Naturalness in Cosmological Initial Conditions

TL;DR

This paper introduces a boundary term framework within effective field theory to classify and analyze the naturalness of cosmological initial conditions, including inflation and cyclic models, with implications for observability and fine-tuning.

Contribution

It develops a novel boundary term approach to classify and assess the naturalness of initial conditions in cosmology, linking effective field theory with boundary operators.

Findings

Boundary terms can support extra degrees of freedom.

Naturalness constraints can identify fine-tuned models.

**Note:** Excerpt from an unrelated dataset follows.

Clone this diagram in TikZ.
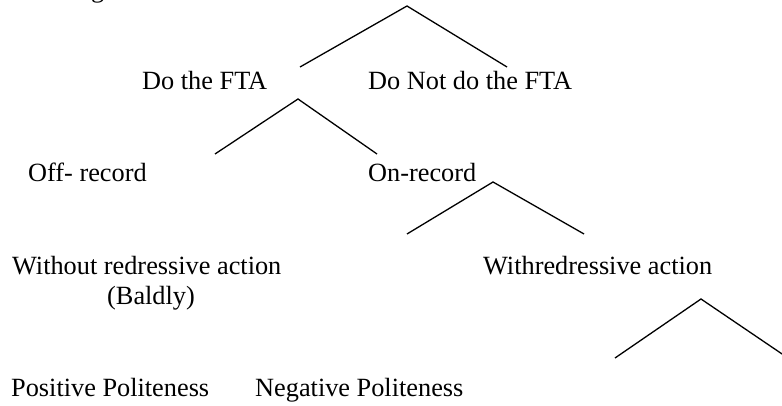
\documentclass[tikz,border=0pt]{standalone}
\usepackage{fontspec}
\setmainfont{Liberation Serif}
\begin{document}
\begin{tikzpicture}[x=1pt,y=-1pt,
  lbl/.style={anchor=base west,inner sep=0pt,font=\fontsize{26.3}{30}\selectfont},
  branch/.style={line width=1.3pt,line cap=butt,line join=miter}]
\useasboundingbox (0,0) rectangle (782,406);
\clip (0,0) rectangle (782,406);
% labels
\node[lbl] (doing) at (91,-2.7) {g};
\node[lbl] (do) at (142,90) {Do the FTA};
\node[lbl] (donot) at (368,90) {Do Not do the FTA};
\node[lbl] (off) at (28,182) {Off- record};
\node[lbl] (on) at (368,182) {On-record};
\node[lbl] (without) at (12,274) {Without redressive action};
\node[lbl] (baldly) at (107,305) {(Baldly)};
\node[lbl] (with) at (483,274) {Withredressive action};
\node[lbl] (pos) at (11,396) {Positive Politeness};
\node[lbl] (neg) at (255,396) {Negative Politeness};
% branch points
\coordinate (a1) at (407,6);   \coordinate (a1l) at (300,67);  \coordinate (a1r) at (507,67);
\coordinate (a2) at (298,99);  \coordinate (a2l) at (215,154); \coordinate (a2r) at (377,154);
\coordinate (a3) at (493,182); \coordinate (a3l) at (407,234); \coordinate (a3r) at (584,234);
\coordinate (a4) at (701,299); \coordinate (a4l) at (615,358); \coordinate (a4r) at (788,358);
\draw[branch] (a1l) -- (a1) -- (a1r);
\draw[branch] (a2l) -- (a2) -- (a2r);
\draw[branch] (a3l) -- (a3) -- (a3r);
\draw[branch] (a4l) -- (a4) -- (a4r);
\end{tikzpicture}
\end{document}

Some non-Gaussian initial conditions are observable and natural.

Abstract

We propose a novel approach to the problem of constraining cosmological initial conditions. Within the framework of effective field theory, we classify initial conditions in terms of boundary terms added to the effective action describing the cosmological evolution below Planckian energies. These boundary terms can be thought of as spacelike branes which may support extra instantaneous degrees of freedom and extra operators. Interactions and renormalization of these boundary terms allow us to apply to the boundary terms the field-theoretical requirement of naturalness, i.e. stability under radiative corrections. We apply this requirement to slow-roll inflation with non-adiabatic initial conditions, and to cyclic cosmology. This allows us to define in a precise sense when some of these models are fine-tuned. We also describe how to parametrize in a model-independent way non-Gaussian initial conditions; we show that in some cases they are both potentially observable and pass our naturalness requirement.